I heard this song on the radio a few weeks ago, and at first I thought it was a post-millenial pastiche: Equal parts power and pop, dense guitar distortion, some very fun shouts—Jet!—and that commanding if campy saxophone line. Turns out the song is vintage Paul McCartney circa 1973, and “Jet” is the name of a pony he once owned. Magnificent!
Sometimes it’s like Paul is on a totally different plane from us.
Hey I just got Spotify and it’s pretty cool. Here’s my playlist of The Pitchfork 500 (or 489 songs from it).
Pete Shelley - “Homosapien” (1981)
SIMON REYNOLDS (interview excerpted from Totally Wired): Phil Oakey [of the Human League] told me that the one record that should be brought up in any discussion of the birth of synthpop is the one record that never gets mentioned: Pete Shelley’s Homosapien. Which was produced by you.
MARTIN RUSHENT (the recently deceased super-producer behind the Human League’s Dare!): Buzzcocks had split, and Pete came down to the studio to do demos.
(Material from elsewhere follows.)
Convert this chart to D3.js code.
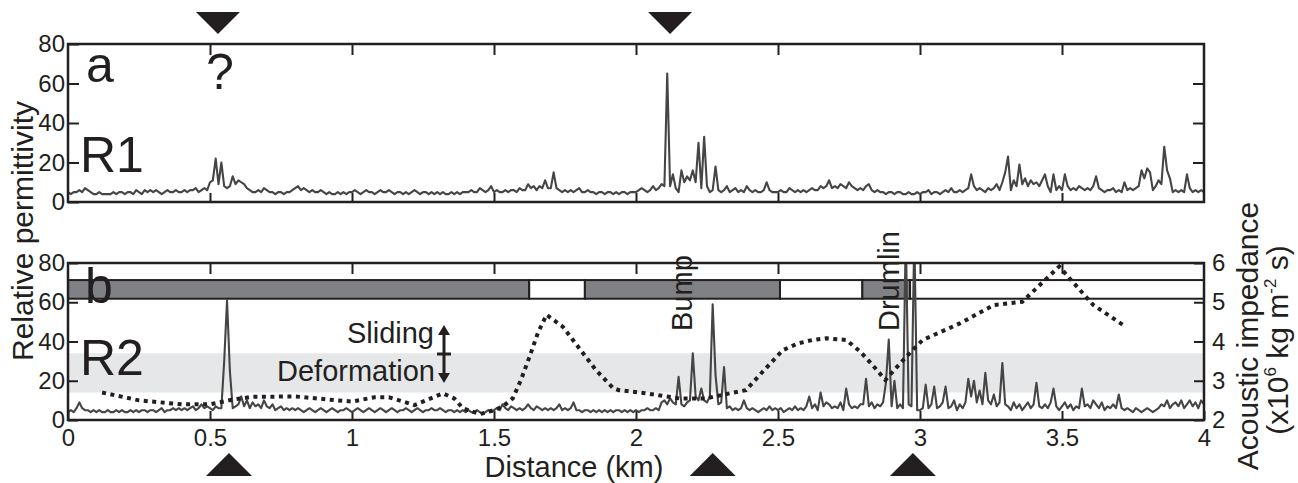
<!DOCTYPE html>
<html>
<head>
<meta charset="utf-8">
<script src="https://cdn.jsdelivr.net/npm/d3@7"></script>
<style>
  html, body { margin: 0; padding: 0; background: #fff; }
  svg text { font-family: "Liberation Sans", Arial, Helvetica, sans-serif; fill: #231f20; }
</style>
</head>
<body>
<svg id="chart" width="1298" height="483"></svg>
<script>
/******************** data ********************/
// radar traces, one sample every 0.01 km from 0 to 4 km
var sampleStep = 0.01;

var r1Permittivity = [
  5,4,5,5,6,5,7,6,5,4,   4,5,4,4,4,4,5,4,5,5,
  4,5,5,4,6,5,4,6,5,6,   5,6,5,4,5,6,5,5,6,5,
  5,6,5,6,6,7,5,6,7,6,   10,11,22,9,20,8,7,8,13,9,
  11,10,9,7,6,5,5,6,5,7, 6,5,5,4,5,5,4,5,5,6,
  7,8,6,7,6,5,6,5,5,6,   5,4,5,4,4,5,4,5,4,5,
  5,6,5,4,5,6,5,5,4,5,   6,5,5,6,5,4,5,5,4,5,
  4,5,6,5,4,5,5,4,5,4,   5,4,5,4,4,5,4,5,4,5,
  5,5,6,5,5,7,6,5,6,8,   5,6,5,5,6,5,6,6,5,7,
  6,6,9,7,8,6,8,7,11,7,  7,15,7,6,5,6,5,6,5,6,
  7,5,5,6,5,5,4,5,5,4,   5,5,4,5,4,5,5,4,5,5,
  5,6,7,6,5,6,8,6,7,9,   8,65,8,14,7,5,16,10,13,11,
  16,10,30,7,33,8,5,6,18,6, 5,6,8,5,6,7,5,6,5,8,
  6,5,6,5,5,6,10,6,5,5,  5,6,5,5,7,6,5,6,5,6,
  5,6,7,6,6,8,7,8,11,7,  8,7,9,8,7,10,8,7,6,7,
  6,8,9,6,5,6,5,5,4,5,   5,4,5,5,4,4,5,4,4,5,
  4,5,5,6,4,5,5,4,5,6,   5,7,5,5,6,5,6,7,14,8,
  6,7,6,5,7,6,7,9,6,10,  15,23,6,11,8,19,9,12,8,11,
  9,10,8,11,14,8,5,14,6,8, 6,14,8,6,7,6,8,7,6,7,
  6,8,13,7,6,5,6,6,7,5,  6,5,10,6,7,6,7,8,16,12,
  17,15,6,8,11,9,28,16,12,5, 6,5,6,5,14,7,5,6,5,6,
  5
];

var r2Permittivity = [
  4,5,4,6,9,6,5,5,4,5,   4,5,4,4,5,4,4,5,4,5,
  4,4,5,4,5,4,5,5,4,5,   5,4,5,6,4,5,5,6,5,6,
  5,6,5,6,7,5,6,8,6,7,   6,5,7,6,6,30,61,25,6,7,
  8,12,7,10,6,9,7,8,6,10, 7,6,8,5,6,7,5,6,5,6,
  5,6,5,4,5,6,5,4,5,6,   5,4,5,6,5,4,5,5,6,5,
  4,5,6,5,4,5,6,5,4,5,   6,5,4,5,6,5,4,5,5,6,
  5,4,5,6,5,4,5,5,6,5,   5,6,5,4,5,5,4,5,4,5,
  4,5,4,4,5,4,3,4,5,4,   5,6,5,8,6,5,7,6,5,6,
  5,6,8,6,5,7,6,5,6,5,   6,5,6,8,5,6,5,6,9,5,
  5,4,5,5,4,5,4,5,4,5,   4,5,4,5,5,4,5,4,5,4,
  5,4,5,5,6,5,5,6,5,9,   10,8,11,9,8,22,8,7,9,10,
  34,12,10,16,10,9,12,59,23,8, 9,27,6,7,5,6,5,6,10,6,
  5,6,5,4,5,6,5,7,5,6,   5,6,4,5,6,5,7,5,6,5,
  7,12,6,8,5,14,7,9,8,6, 7,6,9,5,16,8,6,7,6,8,
  8,21,7,9,6,8,7,9,19,41, 7,20,6,8,6,95,8,7,95,5,
  5,6,18,6,8,17,6,7,9,17, 6,7,10,5,8,6,9,21,12,20,
  9,15,8,24,10,8,13,7,9,29, 8,7,5,9,6,8,5,7,9,6,
  8,19,7,6,8,6,9,16,7,5, 7,9,6,8,5,7,6,16,7,8,
  6,10,8,6,9,5,7,6,8,6,  13,6,5,6,5,4,6,5,4,5,
  6,5,4,5,6,8,7,10,6,8,  9,7,10,6,8,10,7,9,6,10,
  8
];

// seismic acoustic impedance (x10^6 kg m^-2 s), dotted line
var impedanceKm = [0.12,0.25,0.40,0.50,0.58,0.65,0.80,0.95,1.00,1.08,1.13,1.22,1.32,1.36,1.39,1.45,1.50,1.53,
  1.566,1.595,1.625,1.654,1.685,1.742,1.80,1.859,1.92,1.94,2.035,2.153,2.246,2.33,2.387,2.446,2.517,2.57,
  2.622,2.67,2.74,2.79,2.833,2.878,2.915,2.968,3.01,3.14,3.26,3.36,3.49,3.61,3.715];
var impedanceVal = [2.70,2.50,2.40,2.40,2.52,2.59,2.60,2.50,2.47,2.58,2.58,2.38,2.68,2.55,2.30,2.15,2.25,2.34,
  2.55,3.02,3.61,4.21,4.68,4.38,3.83,3.27,2.81,2.76,2.68,2.55,2.55,2.68,2.76,3.23,3.78,3.95,
  4.04,4.08,4.04,3.74,3.40,3.02,3.32,3.74,4.04,4.46,4.93,5.01,5.91,4.93,4.42];

// sliding / deformation interpretation strip
var zoneBreaks = [0, 1.624, 1.82, 2.507, 2.797, 2.965, 4];
var zoneShaded = [true, false, true, false, true, false];
var transitionBand = [2.7, 3.7];   // impedance units

// crossing markers (km)
var topMarkers = [0.528, 2.12];
var bottomMarkers = [0.567, 2.27, 2.975];

var distTicks = [0, 0.5, 1, 1.5, 2, 2.5, 3, 3.5, 4];
var permTicks = [0, 20, 40, 60, 80];
var impTicks = [2, 3, 4, 5, 6];

/******************** layout ********************/
var ink = "#231f20";
var traceColor = "#454545";
var svg = d3.select("#chart");

var x = d3.scaleLinear().domain([0, 4]).range([68, 1204]);
var yTop = d3.scaleLinear().domain([0, 80]).range([202, 44]);
var yBot = d3.scaleLinear().domain([0, 80]).range([420, 263]);
var yImp = d3.scaleLinear().domain([2, 6]).range([420, 263]);

var defs = svg.append("defs");
defs.append("clipPath").attr("id", "clipTop").append("rect")
  .attr("x", 68).attr("y", 44).attr("width", 1136).attr("height", 158);
defs.append("clipPath").attr("id", "clipBot").append("rect")
  .attr("x", 68).attr("y", 263).attr("width", 1136).attr("height", 157);

function tidy(g) {
  g.select(".domain").remove();
  g.selectAll(".tick line").attr("stroke", ink).attr("stroke-width", 2);
  g.selectAll(".tick text").attr("font-size", 24).attr("fill", ink)
    .style("font-family", '"Liberation Sans", Arial, Helvetica, sans-serif');
}
var inner = distTicks.slice(1, -1);
var fmt = function(d) { return String(d); };

/******************** panel a ********************/
var panelA = svg.append("g");
panelA.append("g").attr("transform", "translate(0,44)")
  .call(d3.axisTop(x).tickValues(inner).tickSize(-11).tickFormat("")).call(tidy);
panelA.append("g").attr("transform", "translate(0,202)")
  .call(d3.axisBottom(x).tickValues(inner).tickSize(-9).tickFormat("")).call(tidy);
panelA.append("g").attr("transform", "translate(68,0)")
  .call(d3.axisLeft(yTop).tickValues(permTicks).tickSize(-11).tickPadding(3).tickFormat(fmt)).call(tidy);
panelA.append("g").attr("transform", "translate(1204,0)")
  .call(d3.axisRight(yTop).tickValues([20, 40, 60]).tickSize(-11).tickFormat("")).call(tidy);

var lineTop = d3.line()
  .x(function(d, i) { return x(i * sampleStep); })
  .y(function(d) { return yTop(d); });
panelA.append("path").datum(r1Permittivity)
  .attr("clip-path", "url(#clipTop)")
  .attr("d", lineTop).attr("fill", "none")
  .attr("stroke", traceColor).attr("stroke-width", 2.1).attr("stroke-linejoin", "round");

panelA.append("rect").attr("x", 68).attr("y", 44).attr("width", 1136).attr("height", 158)
  .attr("fill", "none").attr("stroke", ink).attr("stroke-width", 2.5);

panelA.selectAll(".mk").data(topMarkers).enter().append("path")
  .attr("d", function(d) {
    var c = x(d);
    return "M" + (c - 22) + ",12L" + (c + 22) + ",12L" + c + ",34Z";
  }).attr("fill", ink);

panelA.append("text").attr("x", 86).attr("y", 82).attr("font-size", 50).text("a");
panelA.append("text").attr("x", 80).attr("y", 172).attr("font-size", 50).text("R1");
panelA.append("text").attr("x", 220).attr("y", 89).attr("font-size", 50)
  .attr("text-anchor", "middle").text("?");

/******************** panel b ********************/
var panelB = svg.append("g");

panelB.append("rect")
  .attr("x", 68).attr("width", 1136)
  .attr("y", yImp(transitionBand[1]))
  .attr("height", yImp(transitionBand[0]) - yImp(transitionBand[1]))
  .attr("fill", "#e6e7e8");

// interpretation strip
var zones = zoneShaded.map(function(s, i) { return { a: zoneBreaks[i], b: zoneBreaks[i + 1], s: s }; });
panelB.selectAll(".zone").data(zones).enter().append("rect")
  .attr("x", function(d) { return x(d.a); })
  .attr("width", function(d) { return x(d.b) - x(d.a); })
  .attr("y", yBot(71.3)).attr("height", yBot(61.8) - yBot(71.3))
  .attr("fill", function(d) { return d.s ? "#808184" : "#fff"; })
  .attr("stroke", ink).attr("stroke-width", 2);

panelB.append("g").attr("transform", "translate(0,263)")
  .call(d3.axisTop(x).tickValues(inner).tickSize(-11).tickFormat("")).call(tidy);
panelB.append("g").attr("transform", "translate(0,420)")
  .call(d3.axisBottom(x).tickValues(distTicks).tickSize(-9).tickPadding(9).tickFormat(fmt)).call(tidy);
panelB.append("g").attr("transform", "translate(68,0)")
  .call(d3.axisLeft(yBot).tickValues(permTicks).tickSize(-10).tickPadding(3).tickFormat(fmt)).call(tidy);
panelB.append("g").attr("transform", "translate(1204,0)")
  .call(d3.axisRight(yImp).tickValues(impTicks).tickSize(-10).tickPadding(8).tickFormat(fmt)).call(tidy);

var lineBot = d3.line()
  .x(function(d, i) { return x(i * sampleStep); })
  .y(function(d) { return yBot(d); });
panelB.append("path").datum(r2Permittivity)
  .attr("clip-path", "url(#clipBot)")
  .attr("d", lineBot).attr("fill", "none")
  .attr("stroke", traceColor).attr("stroke-width", 2.1).attr("stroke-linejoin", "round");

var lineImp = d3.line()
  .x(function(d) { return x(d); })
  .y(function(d, i) { return yImp(impedanceVal[i]); });
panelB.append("path").datum(impedanceKm)
  .attr("d", lineImp).attr("fill", "none")
  .attr("stroke", ink).attr("stroke-width", 4).attr("stroke-dasharray", "4,4.5");

panelB.append("rect").attr("x", 68).attr("y", 263).attr("width", 1136).attr("height", 157)
  .attr("fill", "none").attr("stroke", ink).attr("stroke-width", 2.5);

panelB.selectAll(".mk").data(bottomMarkers).enter().append("path")
  .attr("d", function(d) {
    var c = x(d);
    return "M" + (c - 23) + ",476L" + (c + 23) + ",476L" + c + ",453Z";
  }).attr("fill", ink);

panelB.append("text").attr("x", 85).attr("y", 303).attr("font-size", 50).text("b");
panelB.append("text").attr("x", 80).attr("y", 375).attr("font-size", 50).text("R2");
panelB.append("text").attr("x", 434).attr("y", 343).attr("font-size", 29)
  .attr("text-anchor", "end").text("Sliding");
panelB.append("text").attr("x", 435).attr("y", 381).attr("font-size", 29)
  .attr("text-anchor", "end").text("Deformation");

// double arrow
panelB.append("line").attr("x1", 444).attr("x2", 444).attr("y1", 332).attr("y2", 376)
  .attr("stroke", ink).attr("stroke-width", 3);
panelB.append("line").attr("x1", 437).attr("x2", 451).attr("y1", 354).attr("y2", 354)
  .attr("stroke", ink).attr("stroke-width", 3);
panelB.append("path").attr("d", "M438,335L450,335L444,325Z").attr("fill", ink);
panelB.append("path").attr("d", "M438,373L450,373L444,383Z").attr("fill", ink);

panelB.append("text").attr("transform", "translate(692,331) rotate(-90)")
  .attr("font-size", 29).text("Bump");
panelB.append("text").attr("transform", "translate(899,331) rotate(-90)")
  .attr("font-size", 29).text("Drumlin");

/******************** axis titles ********************/
svg.append("text").attr("transform", "translate(33,231) rotate(-90)")
  .attr("font-size", 30).attr("text-anchor", "middle").text("Relative permittivity");
svg.append("text").attr("x", 574).attr("y", 477)
  .attr("font-size", 29).attr("text-anchor", "middle").text("Distance (km)");
svg.append("text").attr("transform", "translate(1258,336) rotate(-90)")
  .attr("font-size", 30).attr("text-anchor", "middle").text("Acoustic impedance");

var unit = svg.append("text").attr("transform", "translate(1288,340) rotate(-90)")
  .attr("font-size", 30).attr("text-anchor", "middle");
unit.append("tspan").text("(x10");
unit.append("tspan").attr("font-size", 17).attr("dy", -12).text("6");
unit.append("tspan").attr("dy", 12).text(" kg m");
unit.append("tspan").attr("font-size", 17).attr("dy", -12).text("-2");
unit.append("tspan").attr("dy", 12).text(" s)");
</script>
</body>
</html>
I’d started to use some of this new electronic gear I’d bought, and we came up with the album Homosapien. Which we thought was a bunch of demos. I said to Pete, “I’ll punt these demos around and see if I can get you a solo contract.” Bang, everybody’s coming back, wanting to release the demos.
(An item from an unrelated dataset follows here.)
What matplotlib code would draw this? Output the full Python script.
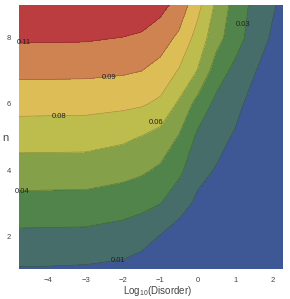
import numpy as np
import matplotlib
matplotlib.use("Agg")
from matplotlib import pyplot as plt

plt.rcParams['font.family'] = ['Liberation Sans', 'DejaVu Sans']
plt.rcParams['mathtext.default'] = 'regular'

# grid
log_disorder = [-4.78, -4, -3, -2, -1.5, -1, -0.5, 0, 0.5, 1, 1.5, 2, 2.28]
n_vals = [1, 2, 3, 4, 5, 6, 7, 8, 9]

# one list per row of n (n = 1 ... 9), columns follow log_disorder
z_n1 = [0.0141, 0.0139, 0.0133, 0.0115, 0.0080, 0.0020, 0.0000, 0.0000, 0.0000, 0.0000, 0.0000, 0.0000, 0.0000]
z_n2 = [0.0268, 0.0266, 0.0263, 0.0237, 0.0210, 0.0144, 0.0083, 0.0046, 0.0016, 0.0000, 0.0000, 0.0000, 0.0000]
z_n3 = [0.0401, 0.0399, 0.0397, 0.0367, 0.0341, 0.0304, 0.0212, 0.0121, 0.0078, 0.0005, 0.0000, 0.0000, 0.0000]
z_n4 = [0.0531, 0.0529, 0.0528, 0.0500, 0.0473, 0.0426, 0.0333, 0.0196, 0.0140, 0.0069, 0.0000, 0.0000, 0.0000]
z_n5 = [0.0664, 0.0662, 0.0660, 0.0628, 0.0594, 0.0544, 0.0439, 0.0271, 0.0201, 0.0133, 0.0030, 0.0000, 0.0000]
z_n6 = [0.0801, 0.0799, 0.0797, 0.0781, 0.0765, 0.0720, 0.0574, 0.0394, 0.0262, 0.0197, 0.0090, 0.0000, 0.0000]
z_n7 = [0.0936, 0.0934, 0.0932, 0.0918, 0.0900, 0.0848, 0.0738, 0.0591, 0.0371, 0.0262, 0.0164, 0.0050, 0.0000]
z_n8 = [0.1070, 0.1068, 0.1066, 0.1046, 0.1027, 0.0969, 0.0869, 0.0692, 0.0503, 0.0363, 0.0235, 0.0130, 0.0090]
z_n9 = [0.1200, 0.1198, 0.1195, 0.1177, 0.1150, 0.1097, 0.0997, 0.0795, 0.0568, 0.0390, 0.0263, 0.0166, 0.0120]

levels = [0.015, 0.03, 0.045, 0.06, 0.075, 0.09, 0.105]
band_colors = ['#3e5895', '#466d6a', '#50844a', '#84a048',
               '#bdbd4e', '#ddbd55', '#ce8350', '#bc3d3f']

# contour labels (text as shown, position in data units)
label_text = ['0.01', '0.03', '0.04', '0.06', '0.08', '0.09', '0.11']
label_x = [-2.13, 1.21, -4.70, -1.11, -3.71, -2.37, -4.64]
label_y = [1.25, 8.42, 3.36, 5.44, 5.62, 6.80, 7.85]

Z = np.array([z_n1, z_n2, z_n3, z_n4, z_n5, z_n6, z_n7, z_n8, z_n9])
X, Y = np.meshgrid(log_disorder, n_vals)

fig = plt.figure(figsize=(2.90, 2.99), dpi=100)
ax = fig.add_axes([0.0655, 0.1003, 0.9105, 0.883])

ax.contourf(X, Y, Z, levels=[-1] + levels + [1], colors=band_colors)
ax.contour(X, Y, Z, levels=levels, colors='k', linewidths=0.4, alpha=0.3)

for t, lx, ly in zip(label_text, label_x, label_y):
    ax.text(lx, ly, t, fontsize=5.5, ha='center', va='center',
            color='#222222', clip_on=False)

ax.set_xlim(-4.78, 2.28)
ax.set_ylim(1.0, 9.0)
ax.set_xticks([-4, -3, -2, -1, 0, 1, 2])
ax.set_yticks([2, 4, 6, 8])
ax.tick_params(length=0, labelsize=5.5, labelcolor='#444444', pad=6)
for s in ax.spines.values():
    s.set_visible(False)

fig.text(158 / 290, 1 - 291 / 299, r'Log$_{10}$(Disorder)', fontsize=7,
         ha='center', va='center', color='#444444')
fig.text(5 / 290, 1 - 138 / 299, 'n', fontsize=8, ha='center', va='center',
         color='#444444')

fig.savefig('out.png', dpi=100)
We’ve already learned this from the Rykodisc reissues, but the point is worth repeating: David Bowie will often remove the best track from an albums sessions. In Black Tie, White Noise’s case, it was “Lucy Can’t Dance,” a track that is A) a better summation of everything Black Tie, White Noise was trying to be as an album, B) a repudiation of the near-misogyny of Tin Machine’s “Baby Can Dance,” C) the best song of the sessions with the best lyric Bowie’d written in over a decade. Nile Rodgers was convinced it was the song that was going to make the album explode onto the charts forever:
“He had another song, ‘Lucy Can’t Dance,’ which was a guaranteed Number 1 record, and everyone around was totally perplexed when it only appeared as a bonus track on the CD. He was running from success and running from the word ‘dance.’ Imagine David Bowie and Nile Rodgers together, and we come out with a song ‘Lucy Can’t Dance’. Smokin’!! I was already accepting my Grammy. But he was not budging. It was an exercise in futility- no matter who I tried to call, it fell on deaf ears.”
It’s just as frustrating for listeners to have a song that’s truly great and have it be shoved to ‘bonus track’ status. Of course, having be a ‘bonus track’ on a CD means it might as well be an album track in it’s own right, but it’s wedged after an unnecessary remix of Jump They Say. And of course there’s always just the association of ‘bonus track,’ and especially since it’s coupled with a remix, ‘Lucy Can’t Dance’ loses any importance just by association. Plus it’s easy to assume the album is over once “The Wedding Song,” a clear bookending reprise-of-a-song, ends. Why keep the CD running? (And yes, in the digital age of the playlist, these concerns are meaningless. But it’s still insulting to a great song.)
But it’s undeniable- this song’s got everything the rest of the album should have. A killer, propulsive beat, great hooks, great delivery, and now let’s look at how great these lyrics are. Bowie delivers some of his best, funniest, quippiest couplets of the decade. Examples:
But you can’t buy me off in this serial world / Oh but who died and made you material girl?
or,
Now you’re looking for God in exciting new ways / I say trust Him at once which is something these days
or, the real best line:
So I’ll spin while my lunatic lyric goes wrong / Guess I’ll put all my eggs in a postmodern song
Ahh, so good! That’s such a great line. And he throws these out between the repeated hook of “lucy can’t dance to the noise but she knows what the noise can do,” which is almost hypnotic in it’s repetition. It’s all just so smart.
Paul McCartney - “The Back Seat of My Car” (1971)
t33j:
I had heard Ted Leo’s cover on The Best Show a few times, but whoa this is like the best song ever.
And so my new and recent infatuation with Macca continues on. For what it’s worth, Allmusic review-bot Stephen Thomas Erlewine calls Ram the first indie pop album:
It’s filled with songs that feel tossed off, filled with songs that are cheerfully, incessantly melodic; it turns the monumental symphonic sweep of Abbey Road into a cheeky slice of whimsy on the two-part suite “Uncle Albert/Admiral Halsey.” All this made Ram an object of scorn and derision upon its release (and for years afterward, in fact), but in retrospect it looks like nothing so much as the first indie pop album, a record that celebrates small pleasures with big melodies, a record that’s guileless and unembarrassed to be cutesy.